Photo by Nature Bee
I’m sure you, like me, have seen news headlines about plastic in the ocean, the drama surrounding Victoria’s plastic bag ban, or heard the grumbles about straws, coffee cups, and takeout containers. Everywhere I look I see disposable packaging.
It’s incomprehensible to imagine a life completely free from these modern conveniences. I want to be more conscious of how much waste I am creating however I also don’t have the time, or frankly the emotional capacity, to internalize this problem into a full lifestyle change. I am interested in making small changes and over time decrease my disposable consumption habits.
If you are like me some of my favourite options may be able to help.
Singing Bowl Granola
I’ve been part of the Singing Bowl Granola bucket club for a while; I bring my empty bucket and trade it in for a full bucket of delicious no-grain granola. The returned bucket is thoroughly sterilized and filled up for the next person. Singing Bowl Granola not only is focusing on reducing the amount of disposable packaging, they also support school breakfast programs and other local charities.
Joining the returnable container movement is new hummus aficionados, Justos. This Victoria company serves their 8 creative flavours of hummus and vegan dips in reusable glass jars to reduce their impact on the environment, the only hummus company in Canada to do so.
There is already so much waste associated with consumer habits, and when starting a business, Justin didn’t want to add to this problem. He believes that there needs to be a change by shifting the onus from individual consumer choices onto business providing alternatives.
It’s exciting to see a company starting off trying to demonstrate that consumers will choose an eco-friendly option if given the opportunity.
You can order on their webpage, or keep any eye out for these gorgeous jars in local markets soon!
Gone are the days of Dunkaroos and Lunchables (sad, I know), where every item in my lunch bag was wrapped in plastic. Welcome to the new age of beeswax wraps.
It all started in 2008 when creator Toni Desrosiers developed Abeego right here in Victoria, and this idea has exploded around the globe, including a number of makers in Victoria. Through trial and error, I’ve settled on Nature Bee as my preferred product. It feels sturdier, stronger and I’m comfortable tossing wrapped veggies into my bag and taking them on the go. I find it just sticks better. The branding is sunny and positive in a time of overwhelming environmental frustration.
There are so many beeswax options out there so try out a couple until you find the one that works best for you.
The Market Garden
I absolutely adore The Market Garden, a boutique grocer and urban farm, on Catherine St. in Vic West.

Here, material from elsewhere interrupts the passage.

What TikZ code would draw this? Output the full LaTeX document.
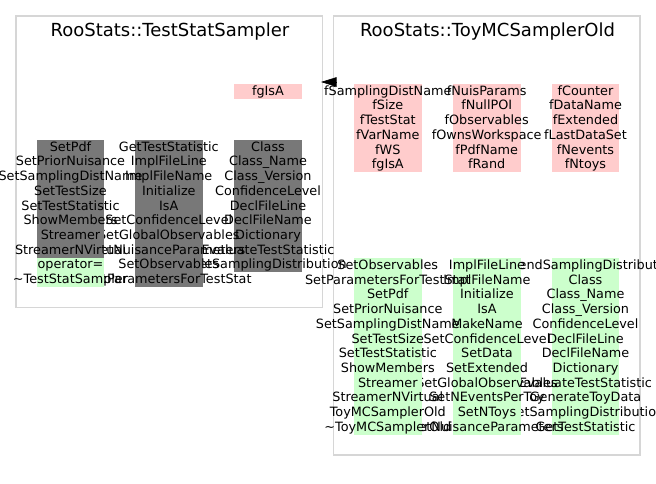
\documentclass[tikz,border=0pt]{standalone}
\usepackage{fontspec}
\setmainfont{DejaVu Sans}
\usetikzlibrary{arrows.meta}
\definecolor{framegray}{HTML}{D6D6D6}
\definecolor{memgray}{HTML}{787878}
\definecolor{mempink}{HTML}{FFCCCC}
\definecolor{memgreen}{HTML}{CCFFCC}
\tikzset{
  cluster/.style={draw=framegray, line width=1.6pt, inner sep=0pt, outer sep=0pt, anchor=north west},
  ctitle/.style={font=\fontsize{18}{20}\selectfont, anchor=base, inner sep=0pt},
  membox/.style={minimum width=67.6pt, minimum height=#1, inner sep=0pt, outer sep=0pt, anchor=north, draw=none},
  memtext/.style={font=\fontsize{12.8}{14}\selectfont, anchor=base, inner sep=0pt},
}
% name, x centre, top y, colour, number of lines, list of lines
\newcommand\memcol[6]{%
  \node[membox=#5*14.72pt, fill=#4] (#1) at (#2,#3) {};
  \foreach \t [count=\i from 0] in {#6}
    \node[memtext] (#1-\i) at (#2, #3+11.2+\i*14.72) {\t};
}
\begin{document}
\begin{tikzpicture}[x=1pt,y=-1pt]
\useasboundingbox (0,0) rectangle (656,483);
\fill[white] (0,0) rectangle (656,483);

% clusters
\node[cluster, minimum width=306.8pt, minimum height=291.8pt] (tss) at (15.7,15.7) {};
\node[cluster, minimum width=306.4pt, minimum height=439.3pt] (toy) at (333.3,15.7) {};
\node[ctitle] (tssTitle) at (170,36.5) {RooStats::TestStatSampler};
\node[ctitle] (toyTitle) at (487.5,36.2) {RooStats::ToyMCSamplerOld};

% TestStatSampler members
\memcol{tssD}{268}{84}{mempink}{1}{fgIsA}
\memcol{tssC}{268}{140}{memgray}{9}{Class,Class\_Name,Class\_Version,ConfidenceLevel,DeclFileLine,DeclFileName,Dictionary,EvaluateTestStatistic,GetSamplingDistribution}
\memcol{tssB}{168.8}{140}{memgray}{10}{GetTestStatistic,ImplFileLine,ImplFileName,Initialize,IsA,SetConfidenceLevel,SetGlobalObservables,SetNuisanceParameters,SetObservables,SetParametersForTestStat}
\memcol{tssA}{70.5}{140}{memgray}{8}{SetPdf,SetPriorNuisance,SetSamplingDistName,SetTestSize,SetTestStatistic,ShowMembers,Streamer,StreamerNVirtual}
\memcol{tssE}{70.5}{257.76}{memgreen}{2}{operator=,\textasciitilde TestStatSampler}

% ToyMCSamplerOld data members
\memcol{toyC}{585.5}{84}{mempink}{6}{fCounter,fDataName,fExtended,fLastDataSet,fNevents,fNtoys}
\memcol{toyB}{486.7}{84}{mempink}{6}{fNuisParams,fNullPOI,fObservables,fOwnsWorkspace,fPdfName,fRand}
\memcol{toyA}{387.8}{84}{mempink}{6}{fSamplingDistName,fSize,fTestStat,fVarName,fWS,fgIsA}

% ToyMCSamplerOld methods
\memcol{toyF}{585.5}{258.3}{memgreen}{12}{AppendSamplingDistribution,Class,Class\_Name,Class\_Version,ConfidenceLevel,DeclFileLine,DeclFileName,Dictionary,EvaluateTestStatistic,GenerateToyData,GetSamplingDistribution,GetTestStatistic}
\memcol{toyE}{487}{258.3}{memgreen}{12}{ImplFileLine,ImplFileName,Initialize,IsA,MakeName,SetConfidenceLevel,SetData,SetExtended,SetGlobalObservables,SetNEventsPerToy,SetNToys,SetNuisanceParameters}
\memcol{toyD}{387.8}{258.3}{memgreen}{12}{SetObservables,SetParametersForTestStat,SetPdf,SetPriorNuisance,SetSamplingDistName,SetTestSize,SetTestStatistic,ShowMembers,Streamer,StreamerNVirtual,ToyMCSamplerOld,\textasciitilde ToyMCSamplerOld}

% inheritance arrow
\coordinate (inhTip) at (321,82);
\coordinate (inhBase) at (336.5,82);
\draw[-{Triangle[length=15.5pt,width=9.5pt]}, line width=0.6pt] (inhBase) -- (inhTip);
\end{tikzpicture}
\end{document}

Walking in the door I’m overcome with that “kid in a candy store overwhelmed with excitement and anticipation” feeling. The best area of the store, hands down, is the spice wall. An entire wall filled with unique spices rarely seen, all in small reusable glass jars. How can that be anything other than magical? Other jars full of bulk items; nuts, popcorn, lentils, and so much more line the opposite wall. When the jars are returned a deposit is refunded. I am a very spontaneous shopper and find it so much easier to bring jars back once they’re used, than to remember to bring them in the first place. Plus, I’m not awkwardly trying to fill the jars with one hand, while I hold up the lid and spill half a scoop on the floor… or is that just me?
810 Catherine Street, Vic West
Have you seen the Nulla cups?
I first found them at 2% Jazz coffee shop and have been seeing more pop up around town. The mission is simple; an easy,convenient, and affordable alternative to disposable coffee cups.
I love my travel mug, but I’m notorious for either neglecting to clean it (gross), or forgetting it at home. Nulla is great because with a $5 deposit I can borrow a travel mug and return it for a clean one the next time I grab a coffee!
They’re made to be recycled at the end of their lifespan.
At the end of the day, the best way to reduce the amount of disposable packaging you generate is to bring your own containers.